*Given material*.
--- Begin ---
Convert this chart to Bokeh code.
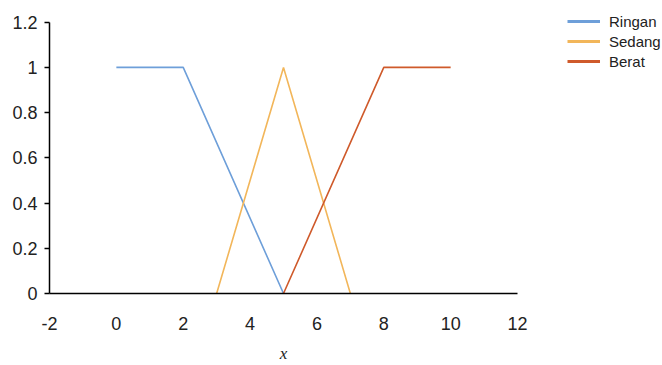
from bokeh.plotting import figure
from bokeh.models import Range1d, FixedTicker, Legend, LegendItem
from bokeh.layouts import row
from bokeh.embed import file_html
from bokeh.resources import INLINE

ringan_x = [0, 2, 5]
ringan_y = [1, 1, 0]
sedang_x = [3, 5, 7]
sedang_y = [0, 1, 0]
berat_x = [5, 8, 10]
berat_y = [0, 1, 1]

series_names = ["Ringan", "Sedang", "Berat"]
series_colors = ["#6e9fd9", "#f2b65a", "#cf5a2b"]
series_x = [ringan_x, sedang_x, berat_x]
series_y = [ringan_y, sedang_y, berat_y]

x_ticks = [-2, 0, 2, 4, 6, 8, 10, 12]
x_labels = {-2: "-2"}
y_ticks = [0, 0.2, 0.4, 0.6, 0.8, 1, 1.2]
y_labels = {0: "0", 0.2: "0.2", 0.4: "0.4", 0.6: "0.6", 0.8: "0.8", 1: "1", 1.2: "1.2"}

# frame top at 11px (shared with legend panel); 1.2 sits 11px lower, at 22px
top_pad = 1.2 * 290 / 279

p = figure(width=567, height=365, output_backend="svg", toolbar_location=None,
           x_range=Range1d(-2, 12), y_range=Range1d(0, top_pad),
           min_border_left=49, min_border_right=50, min_border_top=11, min_border_bottom=64)
p.outline_line_color = None
p.xgrid.visible = False
p.ygrid.visible = False
p.background_fill_color = "white"
p.border_fill_color = "white"

font = "Liberation Sans"
for ax in (p.xaxis[0], p.yaxis[0]):
    ax.axis_line_color = "black"
    ax.axis_line_width = 1.5
    ax.major_label_text_font = font
    ax.major_label_text_font_size = "18px"
    ax.major_label_text_color = "#222222"
    ax.minor_tick_line_color = None

p.xaxis.ticker = FixedTicker(ticks=x_ticks)
p.xaxis.major_label_overrides = x_labels
p.xaxis.major_tick_line_color = None
p.xaxis.major_label_standoff = 17
p.xaxis.axis_label = "x"
p.xaxis.axis_label_text_font = "Liberation Serif"
p.xaxis.axis_label_text_font_style = "italic"
p.xaxis.axis_label_text_font_size = "17px"
p.xaxis.axis_label_text_color = "#222222"
p.xaxis.axis_label_standoff = 11

p.yaxis.ticker = FixedTicker(ticks=y_ticks)
p.yaxis.bounds = (0, 1.2)
p.yaxis.major_label_overrides = y_labels
p.yaxis.major_tick_line_color = "black"
p.yaxis.major_tick_line_width = 1.5
p.yaxis.major_tick_out = 5
p.yaxis.major_tick_in = 0
p.yaxis.major_label_standoff = 7

for xs, ys, color in zip(series_x, series_y, series_colors):
    p.line(xs, ys, line_color=color, line_width=1.6)

# legend panel: a narrow figure to the right; its copies of the lines lie outside its range
lg = figure(width=95, height=365, output_backend="svg", toolbar_location=None,
            x_axis_location=None, y_axis_location=None,
            x_range=Range1d(100, 101), y_range=Range1d(100, 101),
            min_border_left=0, min_border_right=0, min_border_top=11, min_border_bottom=64)
lg.outline_line_color = None
lg.xgrid.visible = False
lg.ygrid.visible = False
lg.background_fill_color = "white"
lg.border_fill_color = "white"
items = []
for name, xs, ys, color in zip(series_names, series_x, series_y, series_colors):
    r = lg.line(xs, ys, line_color=color, line_width=2.8)
    items.append(LegendItem(label=name, renderers=[r]))

legend = Legend(items=items, location="top_left", border_line_color=None, background_fill_alpha=0,
                label_text_font=font, label_text_font_size="15px", label_text_color="#222222",
                glyph_width=33, glyph_height=20, label_height=20, spacing=0,
                label_standoff=9, padding=0, margin=0)
lg.add_layout(legend, "center")

layout = row(p, lg, spacing=0)
open("out.html", "w").write(file_html(layout, INLINE))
--- End ---
*Task description*. Please repeat exactly the data above from its first line to the line that contains "series_y = [ringan_y, sedang_y, berat_y]", inclusive, and leave every picture out.

*Response*.
Convert this chart to Bokeh code.
from bokeh.plotting import figure
from bokeh.models import Range1d, FixedTicker, Legend, LegendItem
from bokeh.layouts import row
from bokeh.embed import file_html
from bokeh.resources import INLINE

ringan_x = [0, 2, 5]
ringan_y = [1, 1, 0]
sedang_x = [3, 5, 7]
sedang_y = [0, 1, 0]
berat_x = [5, 8, 10]
berat_y = [0, 1, 1]

series_names = ["Ringan", "Sedang", "Berat"]
series_colors = ["#6e9fd9", "#f2b65a", "#cf5a2b"]
series_x = [ringan_x, sedang_x, berat_x]
series_y = [ringan_y, sedang_y, berat_y]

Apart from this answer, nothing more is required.